Task statement ::
Write out, word for word, the first line of the data below and every line after it through the one containing "1.05e-8, 9.1e-9, 4.1e-9];".

Supplied information ::

================================

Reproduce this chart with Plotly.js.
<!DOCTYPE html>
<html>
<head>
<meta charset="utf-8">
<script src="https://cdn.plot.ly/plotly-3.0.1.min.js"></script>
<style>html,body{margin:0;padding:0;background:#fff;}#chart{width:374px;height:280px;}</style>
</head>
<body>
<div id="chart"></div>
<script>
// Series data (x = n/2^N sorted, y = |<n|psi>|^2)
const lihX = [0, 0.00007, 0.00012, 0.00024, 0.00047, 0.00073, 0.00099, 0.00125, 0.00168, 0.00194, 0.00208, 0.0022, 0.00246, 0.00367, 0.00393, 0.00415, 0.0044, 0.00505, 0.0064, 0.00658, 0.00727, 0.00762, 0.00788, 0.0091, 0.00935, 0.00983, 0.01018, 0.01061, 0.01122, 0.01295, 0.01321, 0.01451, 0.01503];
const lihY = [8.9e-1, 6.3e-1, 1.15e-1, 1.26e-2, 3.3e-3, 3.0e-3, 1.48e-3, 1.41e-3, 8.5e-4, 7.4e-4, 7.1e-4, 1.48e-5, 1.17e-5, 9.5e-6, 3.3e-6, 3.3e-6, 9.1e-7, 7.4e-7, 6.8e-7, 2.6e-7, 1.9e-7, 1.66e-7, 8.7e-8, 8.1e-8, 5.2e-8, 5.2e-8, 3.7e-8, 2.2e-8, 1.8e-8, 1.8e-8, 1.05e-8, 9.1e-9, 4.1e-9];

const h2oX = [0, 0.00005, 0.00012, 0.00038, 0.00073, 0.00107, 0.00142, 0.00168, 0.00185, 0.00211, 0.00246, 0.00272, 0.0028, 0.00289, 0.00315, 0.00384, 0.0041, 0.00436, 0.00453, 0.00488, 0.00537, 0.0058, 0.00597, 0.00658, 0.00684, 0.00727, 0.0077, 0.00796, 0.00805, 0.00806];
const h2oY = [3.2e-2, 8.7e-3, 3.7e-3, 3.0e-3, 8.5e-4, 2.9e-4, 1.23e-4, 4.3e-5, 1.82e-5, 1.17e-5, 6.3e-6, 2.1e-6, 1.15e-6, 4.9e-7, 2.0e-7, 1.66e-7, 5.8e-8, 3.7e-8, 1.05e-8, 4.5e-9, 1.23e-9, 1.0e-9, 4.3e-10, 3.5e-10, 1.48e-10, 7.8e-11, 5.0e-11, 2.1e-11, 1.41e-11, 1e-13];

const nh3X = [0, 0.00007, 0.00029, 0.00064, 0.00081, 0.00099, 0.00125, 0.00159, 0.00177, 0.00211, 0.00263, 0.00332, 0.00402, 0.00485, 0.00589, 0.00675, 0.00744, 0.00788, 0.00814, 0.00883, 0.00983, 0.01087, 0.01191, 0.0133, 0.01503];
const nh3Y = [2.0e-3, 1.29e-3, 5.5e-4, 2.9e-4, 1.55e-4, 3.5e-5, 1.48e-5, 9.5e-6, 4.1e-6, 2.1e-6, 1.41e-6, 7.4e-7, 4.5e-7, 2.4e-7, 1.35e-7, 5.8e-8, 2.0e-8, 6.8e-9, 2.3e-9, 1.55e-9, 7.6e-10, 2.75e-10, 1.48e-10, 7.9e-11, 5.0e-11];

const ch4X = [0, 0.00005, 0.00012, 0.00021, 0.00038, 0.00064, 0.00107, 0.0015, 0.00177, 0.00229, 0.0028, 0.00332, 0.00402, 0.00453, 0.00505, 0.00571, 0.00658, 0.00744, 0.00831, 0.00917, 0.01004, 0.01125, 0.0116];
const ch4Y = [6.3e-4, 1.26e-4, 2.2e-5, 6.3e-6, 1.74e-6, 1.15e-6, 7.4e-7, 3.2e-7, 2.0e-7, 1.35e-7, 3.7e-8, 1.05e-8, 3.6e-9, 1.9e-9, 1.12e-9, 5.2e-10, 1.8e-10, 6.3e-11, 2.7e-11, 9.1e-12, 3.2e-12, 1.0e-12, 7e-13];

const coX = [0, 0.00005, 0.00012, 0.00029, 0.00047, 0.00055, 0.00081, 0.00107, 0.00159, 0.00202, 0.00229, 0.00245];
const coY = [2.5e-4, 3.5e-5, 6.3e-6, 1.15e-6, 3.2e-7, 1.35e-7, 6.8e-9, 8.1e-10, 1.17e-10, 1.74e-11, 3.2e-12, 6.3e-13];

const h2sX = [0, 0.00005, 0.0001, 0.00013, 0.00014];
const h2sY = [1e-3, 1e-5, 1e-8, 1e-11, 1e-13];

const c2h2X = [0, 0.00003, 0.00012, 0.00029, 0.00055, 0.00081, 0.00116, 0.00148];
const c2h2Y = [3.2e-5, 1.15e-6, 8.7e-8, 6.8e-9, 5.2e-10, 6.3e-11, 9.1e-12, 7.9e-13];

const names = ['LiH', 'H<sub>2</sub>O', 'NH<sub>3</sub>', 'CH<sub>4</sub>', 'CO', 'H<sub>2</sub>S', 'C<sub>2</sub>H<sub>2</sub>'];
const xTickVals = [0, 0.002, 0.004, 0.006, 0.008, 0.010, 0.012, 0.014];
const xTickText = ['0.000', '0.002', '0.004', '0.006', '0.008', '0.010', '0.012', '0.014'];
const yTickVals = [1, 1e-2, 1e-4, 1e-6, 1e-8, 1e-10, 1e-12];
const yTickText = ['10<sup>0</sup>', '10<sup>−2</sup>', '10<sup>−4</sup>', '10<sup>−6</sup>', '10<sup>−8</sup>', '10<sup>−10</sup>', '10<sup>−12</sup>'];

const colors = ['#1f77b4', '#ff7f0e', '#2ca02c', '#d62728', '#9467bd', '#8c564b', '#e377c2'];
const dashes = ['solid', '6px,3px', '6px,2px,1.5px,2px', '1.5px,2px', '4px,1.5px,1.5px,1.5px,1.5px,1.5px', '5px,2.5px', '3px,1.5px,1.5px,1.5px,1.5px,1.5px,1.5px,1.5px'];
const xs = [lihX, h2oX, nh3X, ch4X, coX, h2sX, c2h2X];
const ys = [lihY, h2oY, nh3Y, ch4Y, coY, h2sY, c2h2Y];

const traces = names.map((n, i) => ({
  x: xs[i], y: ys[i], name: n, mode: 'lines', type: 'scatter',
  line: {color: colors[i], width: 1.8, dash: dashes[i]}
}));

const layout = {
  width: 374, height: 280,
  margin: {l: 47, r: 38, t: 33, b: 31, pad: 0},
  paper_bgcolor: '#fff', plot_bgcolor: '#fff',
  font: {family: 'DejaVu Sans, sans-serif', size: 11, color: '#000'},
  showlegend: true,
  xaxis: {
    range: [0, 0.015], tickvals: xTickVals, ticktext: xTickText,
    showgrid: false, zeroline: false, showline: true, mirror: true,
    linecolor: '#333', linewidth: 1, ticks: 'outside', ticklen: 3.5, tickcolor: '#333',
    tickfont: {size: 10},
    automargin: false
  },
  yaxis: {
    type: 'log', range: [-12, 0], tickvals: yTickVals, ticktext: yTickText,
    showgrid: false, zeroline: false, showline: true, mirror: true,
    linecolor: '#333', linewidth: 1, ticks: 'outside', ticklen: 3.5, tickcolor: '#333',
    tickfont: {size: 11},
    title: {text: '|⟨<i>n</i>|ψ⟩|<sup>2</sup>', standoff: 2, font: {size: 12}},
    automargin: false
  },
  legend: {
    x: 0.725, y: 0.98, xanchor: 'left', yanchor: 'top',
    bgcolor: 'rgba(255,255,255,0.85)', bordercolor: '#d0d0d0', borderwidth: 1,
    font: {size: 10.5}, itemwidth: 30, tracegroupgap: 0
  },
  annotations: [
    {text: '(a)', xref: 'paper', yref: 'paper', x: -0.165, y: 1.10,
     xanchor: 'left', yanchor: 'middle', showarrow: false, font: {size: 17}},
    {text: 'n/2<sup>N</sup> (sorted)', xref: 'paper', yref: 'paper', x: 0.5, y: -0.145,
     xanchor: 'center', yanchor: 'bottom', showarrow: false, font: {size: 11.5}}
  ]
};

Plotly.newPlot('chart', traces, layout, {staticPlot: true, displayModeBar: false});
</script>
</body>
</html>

================================

Solution for this task ::
Reproduce this chart with Plotly.js.
<!DOCTYPE html>
<html>
<head>
<meta charset="utf-8">
<script src="https://cdn.plot.ly/plotly-3.0.1.min.js"></script>
<style>html,body{margin:0;padding:0;background:#fff;}#chart{width:374px;height:280px;}</style>
</head>
<body>
<div id="chart"></div>
<script>
// Series data (x = n/2^N sorted, y = |<n|psi>|^2)
const lihX = [0, 0.00007, 0.00012, 0.00024, 0.00047, 0.00073, 0.00099, 0.00125, 0.00168, 0.00194, 0.00208, 0.0022, 0.00246, 0.00367, 0.00393, 0.00415, 0.0044, 0.00505, 0.0064, 0.00658, 0.00727, 0.00762, 0.00788, 0.0091, 0.00935, 0.00983, 0.01018, 0.01061, 0.01122, 0.01295, 0.01321, 0.01451, 0.01503];
const lihY = [8.9e-1, 6.3e-1, 1.15e-1, 1.26e-2, 3.3e-3, 3.0e-3, 1.48e-3, 1.41e-3, 8.5e-4, 7.4e-4, 7.1e-4, 1.48e-5, 1.17e-5, 9.5e-6, 3.3e-6, 3.3e-6, 9.1e-7, 7.4e-7, 6.8e-7, 2.6e-7, 1.9e-7, 1.66e-7, 8.7e-8, 8.1e-8, 5.2e-8, 5.2e-8, 3.7e-8, 2.2e-8, 1.8e-8, 1.8e-8, 1.05e-8, 9.1e-9, 4.1e-9];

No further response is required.